Hima Cement production is set to double once its ongoing expansion programme ends early next year.
General Manager David Njoroge said in a statement that the new plant’s capacity will increase from the current 350,000t to over 830,000t of cement. It is expected that this quantity will be "enough" to meet local and export demand.
The development is good news to Uganda’s economy whose construction industry - the current drive in GDP growth - has been hit by shortage of construction materials especially cement. The Hima Cement statement said the new expanded plant will be commissioned in January 2010 as planned.
In recent months Uganda was forced to import cement from the neighbouring countries due to shortages of lime attributed to lime exhaustion at the Kasese mine and erratic power supply but, with a move to Dura project the situation is expected to be contained. "The biggest benefit is going to be a drop in the price of cement in real terms once the supply has improved and stabilized," Mr Njoroge said. Other benefits will be reflected in increased direct and indirect employment, the government revenues will increase and use of inputs.
At the moment Hima cement is among the top tax-payers in Uganda with annual wage bill over Shs4.2 billion, annual electricity bill at Shs6.6 billion and the raw materials expenses is over Shs30.6 billion, all these will increase with the doubling capacity.

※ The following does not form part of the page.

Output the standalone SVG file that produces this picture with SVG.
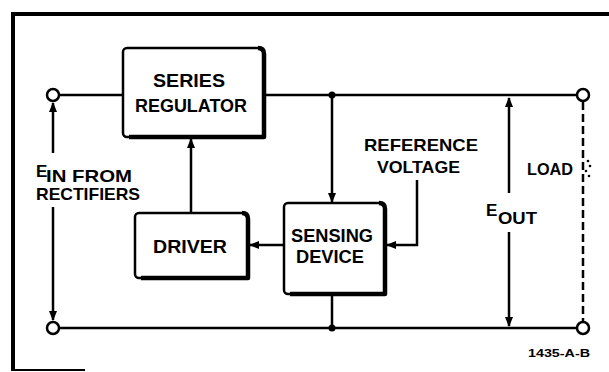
<svg xmlns="http://www.w3.org/2000/svg" width="609" height="372" viewBox="0 0 609 372">
<style>
.w{fill:none;stroke:#000;stroke-width:2.5}
.box{fill:#fff;stroke:#000;stroke-width:2.5}
.sh{fill:none;stroke:#000;stroke-width:4.5;stroke-linejoin:round}
.t{font-family:"Liberation Sans",Arial,sans-serif;font-weight:bold;fill:#000}
.bl{font-size:19px}
.lb{font-size:17px}
.term{fill:#fff;stroke:#000;stroke-width:2.5}
</style>
<defs>
<marker id="ah" viewBox="0 0 10 8" refX="9" refY="4" markerWidth="4" markerHeight="3.2" orient="auto" markerUnits="strokeWidth">
<path d="M0,0 L10,4 L0,8 Z" fill="#000"/>
</marker>
</defs>
<rect width="609" height="372" fill="#fff"/>
<g id="border">
<path d="M609,14 H13 V371" fill="none" stroke="#000" stroke-width="4"/>
<path d="M13,370 H85" fill="none" stroke="#000" stroke-width="2"/>
</g>
<g id="connectors">
<path class="w" d="M59,95 H123"/>
<path class="w" d="M264,95 H577"/>
<path class="w" d="M59,328 H577"/>
<path class="w" d="M53,153 V103" marker-end="url(#ah)"/>
<path class="w" d="M53,207 V320" marker-end="url(#ah)"/>
<path class="w" d="M509,193 V98" marker-end="url(#ah)"/>
<path class="w" d="M509,232 V326" marker-end="url(#ah)"/>
<path class="w" d="M332,95 V202" marker-end="url(#ah)"/>
<path class="w" d="M332,294 V328"/>
<path class="w" d="M191,213 V139" marker-end="url(#ah)"/>
<path class="w" d="M284,245 H250" marker-end="url(#ah)"/>
<path class="w" d="M417,180 V245 H387" marker-end="url(#ah)"/>
<path d="M583,102 V322" fill="none" stroke="#000" stroke-width="2.5" stroke-dasharray="8,4"/>
<circle cx="332" cy="95" r="3.5"/>
<circle cx="332" cy="328" r="3.5"/>
<circle cx="588" cy="161" r="1.3"/>
<circle cx="590" cy="166" r="1.3"/>
<circle cx="586" cy="171" r="1.3"/>
<circle cx="589" cy="176" r="1.3"/>
</g>
<g id="terminals">
<circle class="term" cx="53" cy="95" r="6"/>
<circle class="term" cx="583" cy="95" r="6"/>
<circle class="term" cx="53" cy="328" r="6"/>
<circle class="term" cx="583" cy="328" r="6"/>
</g>
<g id="series-regulator">
<rect class="box" x="123" y="48" width="141" height="89" rx="4"/>
<path class="sh" d="M258,48 Q264,48 264,54 V137 H129"/>
<text class="t bl" x="189" y="87" text-anchor="middle" textLength="72" lengthAdjust="spacingAndGlyphs">SERIES</text>
<text class="t bl" x="191" y="112" text-anchor="middle" textLength="112" lengthAdjust="spacingAndGlyphs">REGULATOR</text>
</g>
<g id="driver">
<rect class="box" x="135" y="213" width="113" height="65" rx="4"/>
<path class="sh" d="M242,213 Q248,213 248,219 V278 H141"/>
<text class="t bl" x="190" y="253" text-anchor="middle" textLength="74" lengthAdjust="spacingAndGlyphs">DRIVER</text>
</g>
<g id="sensing-device">
<rect class="box" x="284" y="203" width="101" height="91" rx="4"/>
<path class="sh" d="M379,203 Q385,203 385,209 V294 H290"/>
<text class="t bl" x="332" y="242" text-anchor="middle" textLength="82" lengthAdjust="spacingAndGlyphs">SENSING</text>
<text class="t bl" x="330" y="263" text-anchor="middle" textLength="68" lengthAdjust="spacingAndGlyphs">DEVICE</text>
</g>
<g id="labels">
<text class="t lb" x="36" y="177">E</text>
<text class="t lb" x="46" y="182" textLength="86" lengthAdjust="spacingAndGlyphs">IN FROM</text>
<text class="t lb" x="36" y="200" textLength="104" lengthAdjust="spacingAndGlyphs">RECTIFIERS</text>
<text class="t lb" x="364" y="151" textLength="114" lengthAdjust="spacingAndGlyphs">REFERENCE</text>
<text class="t lb" x="377" y="173" textLength="83" lengthAdjust="spacingAndGlyphs">VOLTAGE</text>
<text class="t lb" x="527" y="175" textLength="46" lengthAdjust="spacingAndGlyphs">LOAD</text>
<text class="t lb" x="486" y="216">E</text>
<text class="t lb" x="498" y="224" textLength="39" lengthAdjust="spacingAndGlyphs">OUT</text>
<text class="t" x="528" y="357" font-size="10" textLength="62" lengthAdjust="spacingAndGlyphs">1435-A-B</text>
</g>
</svg>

Hima Cement has injected $108 million in the expansion construction alone
Mr Njoroge said the new plant will be within the global environmental standards for stack emissions. "Hima Cement which is part of the Lafarge Group has a very strong tradition in environmental conservation and particularly the rehabilitation of quarries in their operations worldwide," he said.
He cited the example of Haller Park in Mombasa which was previously a quarry but was rehabilitated by Bamburi Cement to become an internationally acclaimed park with rare flora and fauna that attract thousands of tourism. And this year alone the company launched the green schools project which aims at teaching school children to care for the environment.
Mr Njoroge though complained of the constant power outages that have led to increasing production costs and hence the price of cement in the market. "The quality and quantity of power has always been a challenge to us because the supply is very unstable. We have had to buy a generator worth US$1.8m and are making an additional investment of $1.15 million in a gas conditioning tower all because of the erratic power supply."